As the air passes the crest it expands, the pressure drops further and the air passes into a subsonic flow through a normal shock. Here, the pressure increases and the air gradually expands to ambient air pressure behind the wing.

##### Wave drag

In addition to the previous drag forms, we now have at least one additional drag, the supersonic or Wave drag. How this is formed and how it affects the aircraft we will cover in the next Corner.

### 5 Comments on “Bjorn’s Corner: Aircraft drag reduction, Part 14”

1. Dear Bjorn,
figures 2 and 3 are about moving sound sources and not about particles.

As a former fighter pilot you may have noticed that jet engines are loud as hell. Imagine the noise energy of a subsonic flyby concentrated in one impuls – boom.

Therefore I am not sure if modifying the shock waves of super sonic aircraft will reduce much the noise boom.

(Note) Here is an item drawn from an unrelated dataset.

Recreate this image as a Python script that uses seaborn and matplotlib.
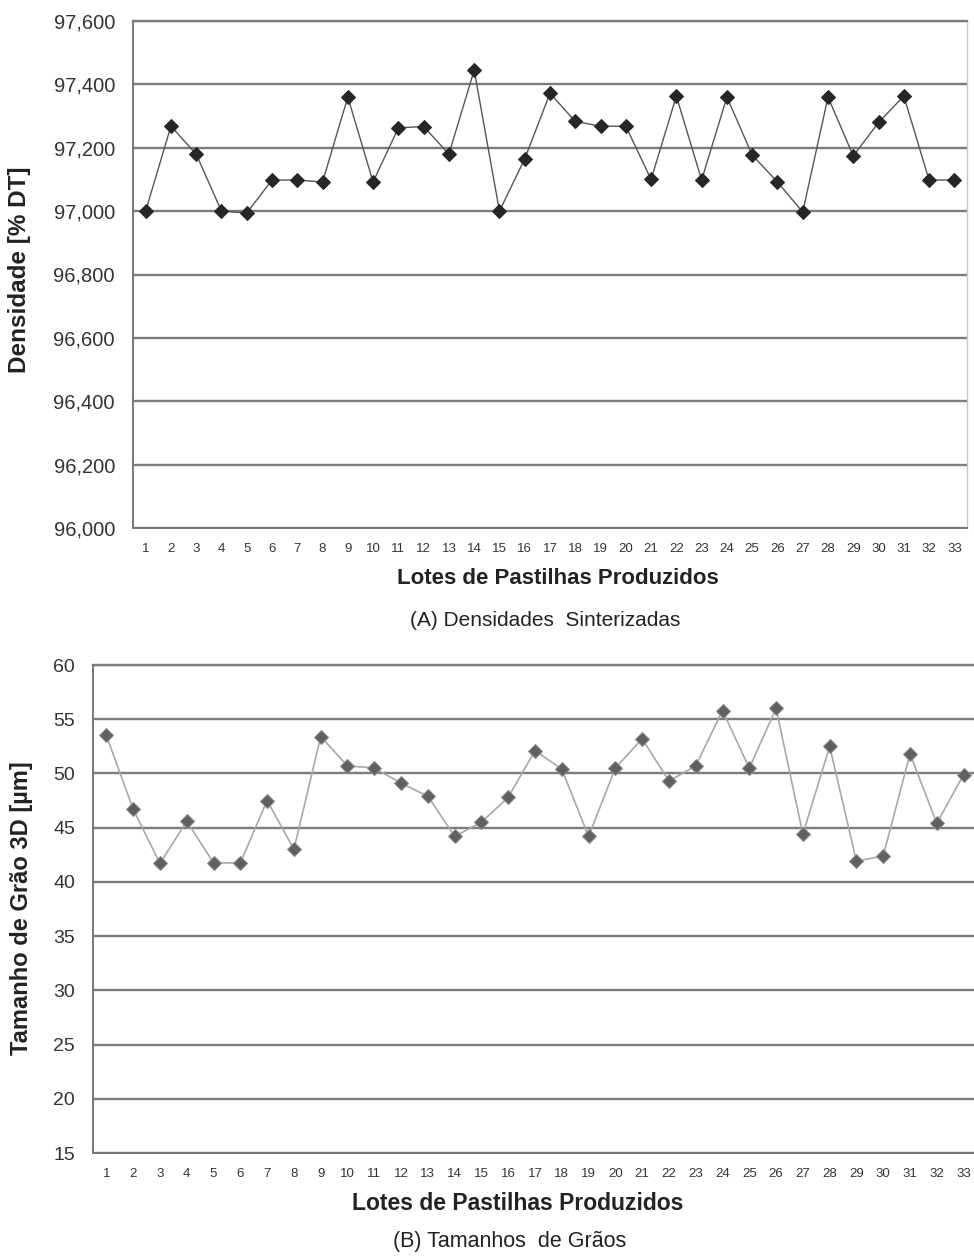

The boom consists of the shock wave produced by the aircraft slicing through air and noise produced by the engine.

• Thanks MHalBlaub,

Stinton’s book (worth reading BTW) talks about the source as the nose of e.g. a bullet or leading edge. I changed it to an object or particle. This is why his images are talking about a source, but it’s not a sound emitter, it’s a fixed pointy object moving.

I made the mistake of modifying to a standstill object in the first figure, then it must be a sound source (a standing still object creates no pressure waves). Corrected.

• Moving sound source and physical particle can be used interchangeably in this case, so Bjorn is not wrong. After all, sound waves in air are pressure disturbances propagating outward from where they were created. What created the disturbances in the first place? A source which will have to be some kind of physical moving boundary. There aren’t many other ways of generating sound waves in air.

Any object moving in air, no mater how slowly, will create pressure disturbances even if they are very small. These disturbances always propagate out as sound waves.